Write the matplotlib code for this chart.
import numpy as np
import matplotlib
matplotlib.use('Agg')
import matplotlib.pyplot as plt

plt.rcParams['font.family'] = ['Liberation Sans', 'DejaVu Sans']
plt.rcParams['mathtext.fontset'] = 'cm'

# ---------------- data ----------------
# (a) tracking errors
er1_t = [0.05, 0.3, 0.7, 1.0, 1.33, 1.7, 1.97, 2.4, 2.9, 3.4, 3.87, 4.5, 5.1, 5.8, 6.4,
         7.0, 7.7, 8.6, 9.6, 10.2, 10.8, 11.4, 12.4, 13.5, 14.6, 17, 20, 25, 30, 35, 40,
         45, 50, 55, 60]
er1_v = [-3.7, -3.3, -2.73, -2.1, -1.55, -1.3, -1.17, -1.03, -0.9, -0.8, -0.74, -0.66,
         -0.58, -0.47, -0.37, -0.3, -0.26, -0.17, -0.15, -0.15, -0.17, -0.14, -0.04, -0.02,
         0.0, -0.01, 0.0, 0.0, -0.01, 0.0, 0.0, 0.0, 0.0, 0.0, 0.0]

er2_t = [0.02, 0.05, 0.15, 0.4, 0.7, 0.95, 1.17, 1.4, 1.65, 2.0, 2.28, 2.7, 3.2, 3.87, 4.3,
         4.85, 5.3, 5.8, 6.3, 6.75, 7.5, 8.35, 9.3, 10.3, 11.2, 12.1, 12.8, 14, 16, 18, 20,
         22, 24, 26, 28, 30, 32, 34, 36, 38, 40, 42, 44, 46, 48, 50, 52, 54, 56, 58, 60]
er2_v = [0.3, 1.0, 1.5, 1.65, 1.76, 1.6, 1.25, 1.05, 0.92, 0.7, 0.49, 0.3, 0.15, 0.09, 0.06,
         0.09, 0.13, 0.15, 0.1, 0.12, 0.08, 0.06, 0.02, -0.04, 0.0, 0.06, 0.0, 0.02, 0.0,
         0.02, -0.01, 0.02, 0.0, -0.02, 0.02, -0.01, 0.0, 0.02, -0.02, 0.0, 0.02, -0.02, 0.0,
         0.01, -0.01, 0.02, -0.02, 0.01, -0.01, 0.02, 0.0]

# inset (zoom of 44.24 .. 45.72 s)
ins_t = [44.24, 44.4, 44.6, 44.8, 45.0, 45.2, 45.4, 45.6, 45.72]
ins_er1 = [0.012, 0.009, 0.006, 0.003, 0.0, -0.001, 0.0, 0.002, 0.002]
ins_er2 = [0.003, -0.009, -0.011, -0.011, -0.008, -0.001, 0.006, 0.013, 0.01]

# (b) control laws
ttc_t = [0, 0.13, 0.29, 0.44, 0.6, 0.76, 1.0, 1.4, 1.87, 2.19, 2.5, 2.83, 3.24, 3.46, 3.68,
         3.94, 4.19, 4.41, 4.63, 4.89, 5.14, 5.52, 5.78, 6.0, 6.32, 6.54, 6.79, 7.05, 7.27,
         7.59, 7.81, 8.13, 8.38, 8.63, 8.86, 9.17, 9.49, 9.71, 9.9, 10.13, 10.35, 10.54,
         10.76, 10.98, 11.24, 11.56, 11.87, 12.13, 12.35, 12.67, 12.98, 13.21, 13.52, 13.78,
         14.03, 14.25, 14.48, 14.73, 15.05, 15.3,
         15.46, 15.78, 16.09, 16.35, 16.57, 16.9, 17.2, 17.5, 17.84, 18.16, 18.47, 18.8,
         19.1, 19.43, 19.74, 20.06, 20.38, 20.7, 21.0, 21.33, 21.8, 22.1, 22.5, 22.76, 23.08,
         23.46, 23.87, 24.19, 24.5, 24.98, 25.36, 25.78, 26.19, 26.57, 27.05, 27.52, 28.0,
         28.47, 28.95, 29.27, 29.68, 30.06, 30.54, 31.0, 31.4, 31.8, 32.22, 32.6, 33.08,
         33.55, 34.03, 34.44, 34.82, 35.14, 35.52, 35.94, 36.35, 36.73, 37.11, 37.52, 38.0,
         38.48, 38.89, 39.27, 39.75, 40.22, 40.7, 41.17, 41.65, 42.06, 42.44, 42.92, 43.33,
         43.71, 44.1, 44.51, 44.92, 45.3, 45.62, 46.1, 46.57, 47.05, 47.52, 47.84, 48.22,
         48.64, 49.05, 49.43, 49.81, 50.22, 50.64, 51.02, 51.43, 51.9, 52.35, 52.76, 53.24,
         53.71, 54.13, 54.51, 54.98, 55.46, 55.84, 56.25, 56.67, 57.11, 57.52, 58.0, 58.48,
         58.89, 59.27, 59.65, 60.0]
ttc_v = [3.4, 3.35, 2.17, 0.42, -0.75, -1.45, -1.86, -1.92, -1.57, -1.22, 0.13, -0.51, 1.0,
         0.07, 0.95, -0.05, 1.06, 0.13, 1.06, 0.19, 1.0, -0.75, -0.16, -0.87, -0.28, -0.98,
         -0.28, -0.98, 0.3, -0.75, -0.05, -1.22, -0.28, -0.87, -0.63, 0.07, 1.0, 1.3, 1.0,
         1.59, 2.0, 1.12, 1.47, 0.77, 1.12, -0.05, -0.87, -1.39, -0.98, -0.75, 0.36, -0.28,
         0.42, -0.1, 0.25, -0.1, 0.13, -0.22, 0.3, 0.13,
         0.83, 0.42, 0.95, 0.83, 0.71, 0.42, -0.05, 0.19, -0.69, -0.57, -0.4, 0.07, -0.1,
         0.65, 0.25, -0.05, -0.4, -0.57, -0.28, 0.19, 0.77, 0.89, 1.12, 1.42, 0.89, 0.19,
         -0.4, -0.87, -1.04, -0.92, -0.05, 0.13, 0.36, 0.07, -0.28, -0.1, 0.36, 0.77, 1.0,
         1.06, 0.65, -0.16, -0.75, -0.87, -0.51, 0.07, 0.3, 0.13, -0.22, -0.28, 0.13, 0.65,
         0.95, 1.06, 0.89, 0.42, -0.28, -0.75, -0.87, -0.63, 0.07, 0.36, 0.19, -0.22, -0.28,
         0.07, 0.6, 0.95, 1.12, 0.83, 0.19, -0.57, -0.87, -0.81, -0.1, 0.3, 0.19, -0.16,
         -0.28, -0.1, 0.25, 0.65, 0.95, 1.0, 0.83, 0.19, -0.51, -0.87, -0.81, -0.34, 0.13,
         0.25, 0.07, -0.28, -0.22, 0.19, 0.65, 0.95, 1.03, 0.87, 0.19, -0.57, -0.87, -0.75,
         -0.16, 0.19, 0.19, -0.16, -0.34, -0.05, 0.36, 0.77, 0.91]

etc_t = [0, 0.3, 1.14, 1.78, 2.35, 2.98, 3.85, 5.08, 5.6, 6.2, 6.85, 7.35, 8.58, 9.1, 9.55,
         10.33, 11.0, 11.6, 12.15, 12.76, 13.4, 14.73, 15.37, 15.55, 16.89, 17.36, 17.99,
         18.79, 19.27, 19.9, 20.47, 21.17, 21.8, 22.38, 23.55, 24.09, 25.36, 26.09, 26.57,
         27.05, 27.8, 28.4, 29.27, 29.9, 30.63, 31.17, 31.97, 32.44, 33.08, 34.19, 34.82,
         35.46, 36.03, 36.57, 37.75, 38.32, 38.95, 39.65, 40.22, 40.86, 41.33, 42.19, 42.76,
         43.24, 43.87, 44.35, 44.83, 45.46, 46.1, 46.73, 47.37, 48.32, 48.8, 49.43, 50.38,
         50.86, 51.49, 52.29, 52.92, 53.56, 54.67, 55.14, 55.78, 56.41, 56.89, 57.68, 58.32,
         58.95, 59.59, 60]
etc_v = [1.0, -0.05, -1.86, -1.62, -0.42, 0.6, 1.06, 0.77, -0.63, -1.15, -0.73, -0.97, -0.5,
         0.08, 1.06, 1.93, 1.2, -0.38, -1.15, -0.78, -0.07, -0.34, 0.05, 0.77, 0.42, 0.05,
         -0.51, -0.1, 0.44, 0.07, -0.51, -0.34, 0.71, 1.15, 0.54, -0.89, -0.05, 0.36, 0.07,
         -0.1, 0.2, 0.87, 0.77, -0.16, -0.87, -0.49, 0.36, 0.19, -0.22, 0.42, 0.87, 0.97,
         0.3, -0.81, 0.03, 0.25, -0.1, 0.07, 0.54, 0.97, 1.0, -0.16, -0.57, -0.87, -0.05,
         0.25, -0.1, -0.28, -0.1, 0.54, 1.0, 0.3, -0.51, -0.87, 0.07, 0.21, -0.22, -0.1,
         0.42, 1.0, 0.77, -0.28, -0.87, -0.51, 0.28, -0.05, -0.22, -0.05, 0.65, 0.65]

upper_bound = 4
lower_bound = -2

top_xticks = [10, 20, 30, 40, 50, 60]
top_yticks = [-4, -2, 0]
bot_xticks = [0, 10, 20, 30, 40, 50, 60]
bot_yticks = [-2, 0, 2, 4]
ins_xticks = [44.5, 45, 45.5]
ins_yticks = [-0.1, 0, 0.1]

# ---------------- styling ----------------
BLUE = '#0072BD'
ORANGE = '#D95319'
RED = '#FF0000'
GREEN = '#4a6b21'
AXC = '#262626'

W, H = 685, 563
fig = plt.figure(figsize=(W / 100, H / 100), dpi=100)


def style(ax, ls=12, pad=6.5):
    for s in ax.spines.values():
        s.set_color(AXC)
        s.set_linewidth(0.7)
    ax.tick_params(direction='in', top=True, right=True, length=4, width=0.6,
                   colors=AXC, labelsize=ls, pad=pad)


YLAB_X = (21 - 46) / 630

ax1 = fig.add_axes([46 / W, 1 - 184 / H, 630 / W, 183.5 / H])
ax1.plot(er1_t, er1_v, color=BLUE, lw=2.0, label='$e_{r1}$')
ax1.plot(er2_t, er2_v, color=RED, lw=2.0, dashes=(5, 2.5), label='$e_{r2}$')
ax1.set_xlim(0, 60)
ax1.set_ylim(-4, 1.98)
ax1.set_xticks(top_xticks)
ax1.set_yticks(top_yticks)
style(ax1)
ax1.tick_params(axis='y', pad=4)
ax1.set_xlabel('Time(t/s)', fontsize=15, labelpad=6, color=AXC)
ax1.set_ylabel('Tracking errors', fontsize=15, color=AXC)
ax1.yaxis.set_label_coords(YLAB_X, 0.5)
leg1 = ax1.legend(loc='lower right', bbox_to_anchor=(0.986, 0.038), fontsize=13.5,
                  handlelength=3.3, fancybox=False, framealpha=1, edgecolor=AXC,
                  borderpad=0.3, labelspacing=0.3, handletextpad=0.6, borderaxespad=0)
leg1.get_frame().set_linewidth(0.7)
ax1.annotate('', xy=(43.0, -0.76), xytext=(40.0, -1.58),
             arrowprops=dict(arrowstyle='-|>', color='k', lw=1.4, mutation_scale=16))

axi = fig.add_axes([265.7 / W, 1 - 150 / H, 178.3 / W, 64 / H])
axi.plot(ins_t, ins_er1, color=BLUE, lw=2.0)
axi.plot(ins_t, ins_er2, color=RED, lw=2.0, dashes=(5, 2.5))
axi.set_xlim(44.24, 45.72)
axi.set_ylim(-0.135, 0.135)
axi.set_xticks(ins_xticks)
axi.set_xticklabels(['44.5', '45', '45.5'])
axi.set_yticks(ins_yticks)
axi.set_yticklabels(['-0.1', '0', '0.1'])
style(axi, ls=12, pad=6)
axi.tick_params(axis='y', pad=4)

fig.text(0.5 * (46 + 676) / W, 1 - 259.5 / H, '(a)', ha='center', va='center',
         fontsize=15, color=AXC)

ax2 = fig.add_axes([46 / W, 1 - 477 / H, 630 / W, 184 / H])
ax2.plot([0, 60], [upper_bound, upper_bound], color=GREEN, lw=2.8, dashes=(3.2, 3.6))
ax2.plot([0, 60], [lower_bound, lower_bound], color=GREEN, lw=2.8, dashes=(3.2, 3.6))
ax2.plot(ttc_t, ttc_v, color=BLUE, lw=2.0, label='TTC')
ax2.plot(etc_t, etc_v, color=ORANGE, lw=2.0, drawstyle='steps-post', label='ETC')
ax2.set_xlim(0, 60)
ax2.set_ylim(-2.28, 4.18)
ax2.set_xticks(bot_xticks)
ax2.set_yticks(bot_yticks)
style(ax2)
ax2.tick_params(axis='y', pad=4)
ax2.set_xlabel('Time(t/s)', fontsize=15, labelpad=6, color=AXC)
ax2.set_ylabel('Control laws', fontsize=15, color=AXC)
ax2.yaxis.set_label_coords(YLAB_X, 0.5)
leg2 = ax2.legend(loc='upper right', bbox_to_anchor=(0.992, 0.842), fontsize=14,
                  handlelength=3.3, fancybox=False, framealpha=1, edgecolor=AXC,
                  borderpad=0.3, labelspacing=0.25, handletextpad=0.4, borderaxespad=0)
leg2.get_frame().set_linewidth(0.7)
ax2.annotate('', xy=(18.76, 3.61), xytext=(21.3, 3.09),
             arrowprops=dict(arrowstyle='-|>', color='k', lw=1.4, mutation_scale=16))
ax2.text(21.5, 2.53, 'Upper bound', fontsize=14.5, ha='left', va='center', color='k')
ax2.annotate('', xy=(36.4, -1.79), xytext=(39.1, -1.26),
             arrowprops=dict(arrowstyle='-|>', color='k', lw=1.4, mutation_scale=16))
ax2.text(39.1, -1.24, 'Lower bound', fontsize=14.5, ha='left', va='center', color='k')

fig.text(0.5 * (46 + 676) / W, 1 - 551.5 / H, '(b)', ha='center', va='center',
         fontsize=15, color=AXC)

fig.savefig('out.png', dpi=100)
----------------
Looking at the material above, please copy exactly every line from its first line through the line containing "0.0, -0.01, 0.0, 0.0, -0.01, 0.0, 0.0, 0.0, 0.0, 0.0, 0.0]", with both ends included and nothing else.

Result below —
Write the matplotlib code for this chart.
import numpy as np
import matplotlib
matplotlib.use('Agg')
import matplotlib.pyplot as plt

plt.rcParams['font.family'] = ['Liberation Sans', 'DejaVu Sans']
plt.rcParams['mathtext.fontset'] = 'cm'

# ---------------- data ----------------
# (a) tracking errors
er1_t = [0.05, 0.3, 0.7, 1.0, 1.33, 1.7, 1.97, 2.4, 2.9, 3.4, 3.87, 4.5, 5.1, 5.8, 6.4,
         7.0, 7.7, 8.6, 9.6, 10.2, 10.8, 11.4, 12.4, 13.5, 14.6, 17, 20, 25, 30, 35, 40,
         45, 50, 55, 60]
er1_v = [-3.7, -3.3, -2.73, -2.1, -1.55, -1.3, -1.17, -1.03, -0.9, -0.8, -0.74, -0.66,
         -0.58, -0.47, -0.37, -0.3, -0.26, -0.17, -0.15, -0.15, -0.17, -0.14, -0.04, -0.02,
         0.0, -0.01, 0.0, 0.0, -0.01, 0.0, 0.0, 0.0, 0.0, 0.0, 0.0]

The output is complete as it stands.